* **SET PROBLEM**:
Every line below should be copied exactly; drop the pictures.

* **SUPPLIED DATA**:
....

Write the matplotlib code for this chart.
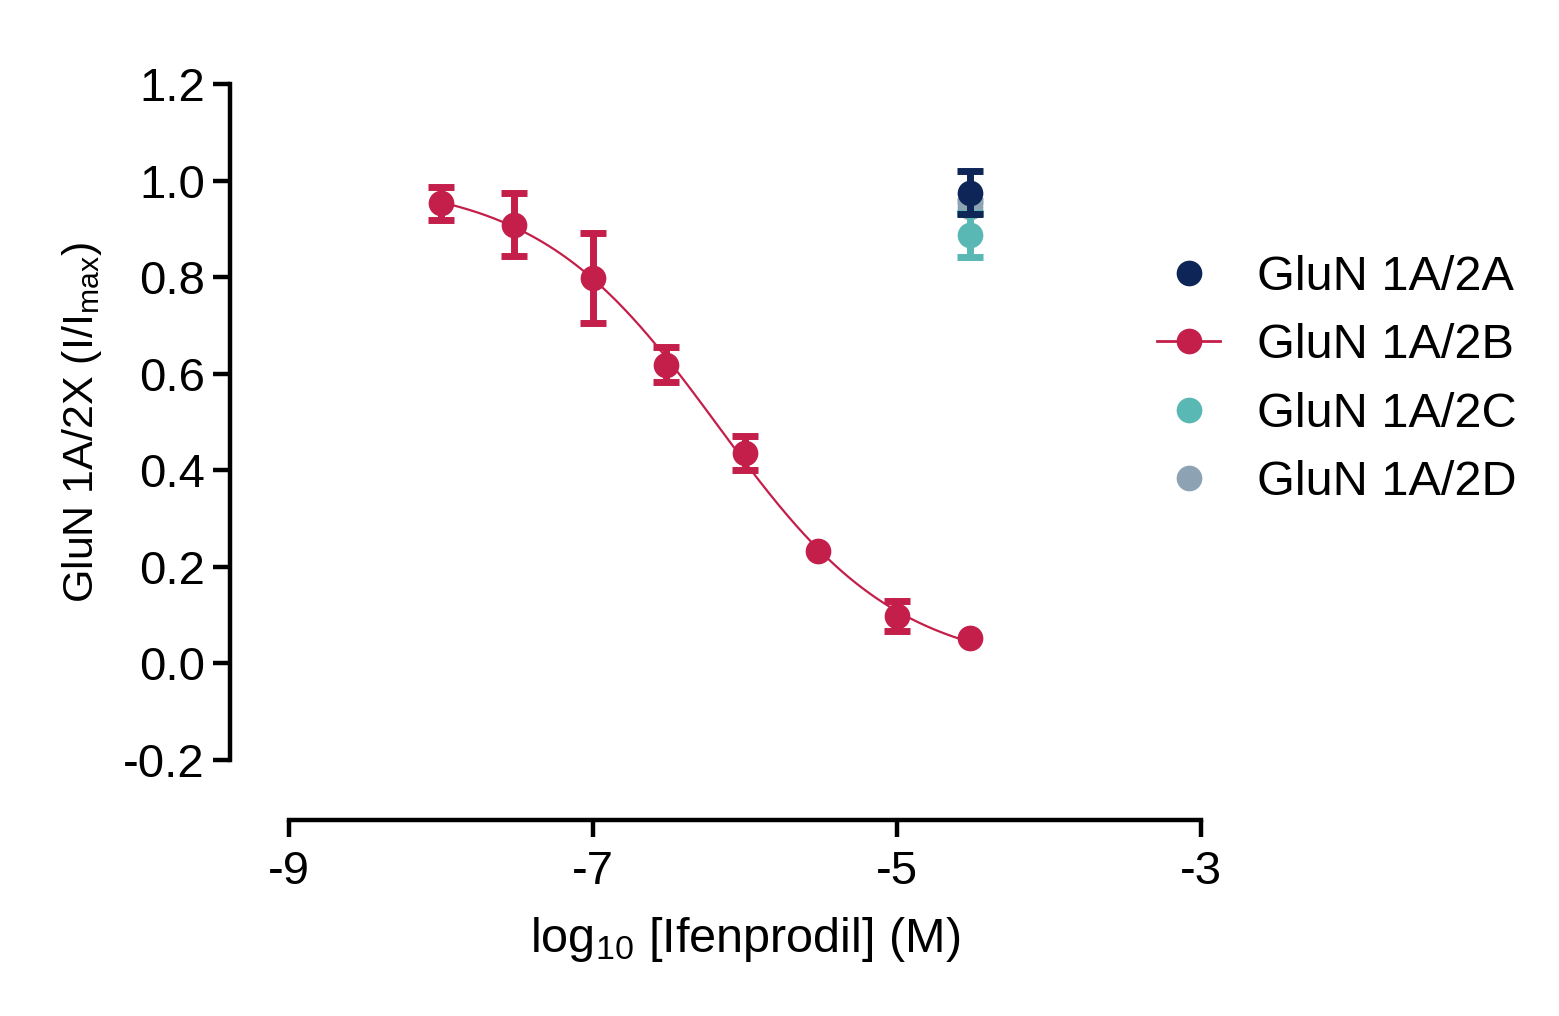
import numpy as np
import matplotlib
matplotlib.use("Agg")
import matplotlib.pyplot as plt
from matplotlib.lines import Line2D

plt.rcParams['font.family'] = ['Liberation Sans', 'DejaVu Sans']
plt.rcParams['mathtext.fontset'] = 'custom'
plt.rcParams['mathtext.rm'] = 'Liberation Sans'
plt.rcParams['mathtext.it'] = 'Liberation Sans:italic'
plt.rcParams['mathtext.bf'] = 'Liberation Sans:bold'
plt.rcParams['mathtext.default'] = 'regular'

# ---- data ----
conc_2B = [1e-8, 3e-8, 1e-7, 3e-7, 1e-6, 3e-6, 1e-5, 3e-5]
mean_2B = [0.953, 0.909, 0.799, 0.619, 0.436, 0.233, 0.098, 0.052]
sem_2B = [0.034, 0.066, 0.093, 0.036, 0.036, 0.0, 0.031, 0.0]

conc_single = 3e-5
mean_2A, sem_2A = 0.975, 0.044
mean_2C, sem_2C = 0.887, 0.046
mean_2D, sem_2D = 0.945, 0.012

labels = ["GluN 1A/2A", "GluN 1A/2B", "GluN 1A/2C", "GluN 1A/2D"]
colors = {"2A": "#0E2557", "2B": "#C41E4A", "2C": "#5AB8B4", "2D": "#8DA3B3"}

x_ticks = [-9, -7, -5, -3]
y_ticks = [-0.2, 0.0, 0.2, 0.4, 0.6, 0.8, 1.0, 1.2]

# ---- fit (four-parameter logistic, least squares on means) ----
logx = np.log10(conc_2B)
y = np.array(mean_2B)
best = None
for lic in np.linspace(-7.5, -5.0, 251):
    for h in np.linspace(0.3, 2.0, 171):
        g = 1.0 / (1.0 + 10 ** ((logx - lic) * h))
        A = np.vstack([np.ones_like(g), g]).T
        coef, *_ = np.linalg.lstsq(A, y, rcond=None)
        r = np.sum((A @ coef - y) ** 2)
        if best is None or r < best[0]:
            best = (r, lic, h, coef)
_, lic, h, (bottom, span) = best
xf = np.linspace(logx.min(), logx.max(), 400)
yf = bottom + span / (1.0 + 10 ** ((xf - lic) * h))

# ---- figure ----
W, H = 1559, 1016
fig = plt.figure(figsize=(W / 100, H / 100), dpi=100)
ax = fig.add_axes([289 / W, 1 - 760 / H, (1201 - 289) / W, (760 - 84) / H])
ax.set_xlim(-9, -3)
ax.set_ylim(-0.2, 1.2)

ms = 18.5

def eb(xv, yv, err, c, z):
    xv, yv, err = np.atleast_1d(xv), np.atleast_1d(yv), np.atleast_1d(err)
    has = err > 0
    if has.any():
        ax.errorbar(xv[has], yv[has], yerr=err[has], color=c, ecolor=c,
                    elinewidth=5, capsize=9.5, capthick=5, linestyle='none',
                    marker='none', zorder=z)
    ax.plot(xv, yv, linestyle='none', marker='o', markersize=ms,
            markerfacecolor=c, markeredgecolor=c, markeredgewidth=0, zorder=z)

lx = np.log10(conc_single)
eb(lx, mean_2D, sem_2D, colors["2D"], 2)
eb(lx, mean_2C, sem_2C, colors["2C"], 3)
ax.plot(xf, yf, color=colors["2B"], lw=1.6, zorder=4)
eb(logx, mean_2B, sem_2B, colors["2B"], 5)
eb(lx, mean_2A, sem_2A, colors["2A"], 6)

for s in ['top', 'right']:
    ax.spines[s].set_visible(False)
ax.spines['left'].set_position(('outward', 42.5))
ax.spines['bottom'].set_position(('outward', 43))
for s in ['left', 'bottom']:
    ax.spines[s].set_linewidth(3.2)
ax.set_xticks(x_ticks)
ax.set_yticks(y_ticks)
ax.set_xticklabels([str(v) for v in x_ticks])
ax.set_yticklabels([f"{v:.1f}" for v in y_ticks])
ax.tick_params(axis='both', width=3.2, length=12, labelsize=34)
ax.tick_params(axis='x', pad=10)
ax.tick_params(axis='y', pad=6)

ax.set_xlabel(r"log$_{10}$ [Ifenprodil] (M)", fontsize=35, labelpad=15)
ax.set_ylabel(r"GluN 1A/2X (I/I$_{max}$)", fontsize=31, labelpad=14)

handles = [
    Line2D([], [], color=colors["2A"], marker='o', ms=ms, mew=0, ls='none'),
    Line2D([], [], color=colors["2B"], marker='o', ms=ms, mew=0, ls='-', lw=2),
    Line2D([], [], color=colors["2C"], marker='o', ms=ms, mew=0, ls='none'),
    Line2D([], [], color=colors["2D"], marker='o', ms=ms, mew=0, ls='none'),
]
fig.legend(handles, labels, loc='center left', bbox_to_anchor=(1157 / W, 1 - 380 / H),
           frameon=False, fontsize=35, handlelength=1.3, handletextpad=0.75,
           labelspacing=0.48, borderpad=0, borderaxespad=0)

fig.savefig("out.png", dpi=100)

....

* **THE SOLUTION**:
Write the matplotlib code for this chart.
import numpy as np
import matplotlib
matplotlib.use("Agg")
import matplotlib.pyplot as plt
from matplotlib.lines import Line2D

plt.rcParams['font.family'] = ['Liberation Sans', 'DejaVu Sans']
plt.rcParams['mathtext.fontset'] = 'custom'
plt.rcParams['mathtext.rm'] = 'Liberation Sans'
plt.rcParams['mathtext.it'] = 'Liberation Sans:italic'
plt.rcParams['mathtext.bf'] = 'Liberation Sans:bold'
plt.rcParams['mathtext.default'] = 'regular'

# ---- data ----
conc_2B = [1e-8, 3e-8, 1e-7, 3e-7, 1e-6, 3e-6, 1e-5, 3e-5]
mean_2B = [0.953, 0.909, 0.799, 0.619, 0.436, 0.233, 0.098, 0.052]
sem_2B = [0.034, 0.066, 0.093, 0.036, 0.036, 0.0, 0.031, 0.0]

conc_single = 3e-5
mean_2A, sem_2A = 0.975, 0.044
mean_2C, sem_2C = 0.887, 0.046
mean_2D, sem_2D = 0.945, 0.012

labels = ["GluN 1A/2A", "GluN 1A/2B", "GluN 1A/2C", "GluN 1A/2D"]
colors = {"2A": "#0E2557", "2B": "#C41E4A", "2C": "#5AB8B4", "2D": "#8DA3B3"}

x_ticks = [-9, -7, -5, -3]
y_ticks = [-0.2, 0.0, 0.2, 0.4, 0.6, 0.8, 1.0, 1.2]

# ---- fit (four-parameter logistic, least squares on means) ----
logx = np.log10(conc_2B)
y = np.array(mean_2B)
best = None
for lic in np.linspace(-7.5, -5.0, 251):
    for h in np.linspace(0.3, 2.0, 171):
        g = 1.0 / (1.0 + 10 ** ((logx - lic) * h))
        A = np.vstack([np.ones_like(g), g]).T
        coef, *_ = np.linalg.lstsq(A, y, rcond=None)
        r = np.sum((A @ coef - y) ** 2)
        if best is None or r < best[0]:
            best = (r, lic, h, coef)
_, lic, h, (bottom, span) = best
xf = np.linspace(logx.min(), logx.max(), 400)
yf = bottom + span / (1.0 + 10 ** ((xf - lic) * h))

# ---- figure ----
W, H = 1559, 1016
fig = plt.figure(figsize=(W / 100, H / 100), dpi=100)
ax = fig.add_axes([289 / W, 1 - 760 / H, (1201 - 289) / W, (760 - 84) / H])
ax.set_xlim(-9, -3)
ax.set_ylim(-0.2, 1.2)

ms = 18.5

def eb(xv, yv, err, c, z):
    xv, yv, err = np.atleast_1d(xv), np.atleast_1d(yv), np.atleast_1d(err)
    has = err > 0
    if has.any():
        ax.errorbar(xv[has], yv[has], yerr=err[has], color=c, ecolor=c,
                    elinewidth=5, capsize=9.5, capthick=5, linestyle='none',
                    marker='none', zorder=z)
    ax.plot(xv, yv, linestyle='none', marker='o', markersize=ms,
            markerfacecolor=c, markeredgecolor=c, markeredgewidth=0, zorder=z)

lx = np.log10(conc_single)
eb(lx, mean_2D, sem_2D, colors["2D"], 2)
eb(lx, mean_2C, sem_2C, colors["2C"], 3)
ax.plot(xf, yf, color=colors["2B"], lw=1.6, zorder=4)
eb(logx, mean_2B, sem_2B, colors["2B"], 5)
eb(lx, mean_2A, sem_2A, colors["2A"], 6)

for s in ['top', 'right']:
    ax.spines[s].set_visible(False)
ax.spines['left'].set_position(('outward', 42.5))
ax.spines['bottom'].set_position(('outward', 43))
for s in ['left', 'bottom']:
    ax.spines[s].set_linewidth(3.2)
ax.set_xticks(x_ticks)
ax.set_yticks(y_ticks)
ax.set_xticklabels([str(v) for v in x_ticks])
ax.set_yticklabels([f"{v:.1f}" for v in y_ticks])
ax.tick_params(axis='both', width=3.2, length=12, labelsize=34)
ax.tick_params(axis='x', pad=10)
ax.tick_params(axis='y', pad=6)

ax.set_xlabel(r"log$_{10}$ [Ifenprodil] (M)", fontsize=35, labelpad=15)
ax.set_ylabel(r"GluN 1A/2X (I/I$_{max}$)", fontsize=31, labelpad=14)

handles = [
    Line2D([], [], color=colors["2A"], marker='o', ms=ms, mew=0, ls='none'),
    Line2D([], [], color=colors["2B"], marker='o', ms=ms, mew=0, ls='-', lw=2),
    Line2D([], [], color=colors["2C"], marker='o', ms=ms, mew=0, ls='none'),
    Line2D([], [], color=colors["2D"], marker='o', ms=ms, mew=0, ls='none'),
]
fig.legend(handles, labels, loc='center left', bbox_to_anchor=(1157 / W, 1 - 380 / H),
           frameon=False, fontsize=35, handlelength=1.3, handletextpad=0.75,
           labelspacing=0.48, borderpad=0, borderaxespad=0)

fig.savefig("out.png", dpi=100)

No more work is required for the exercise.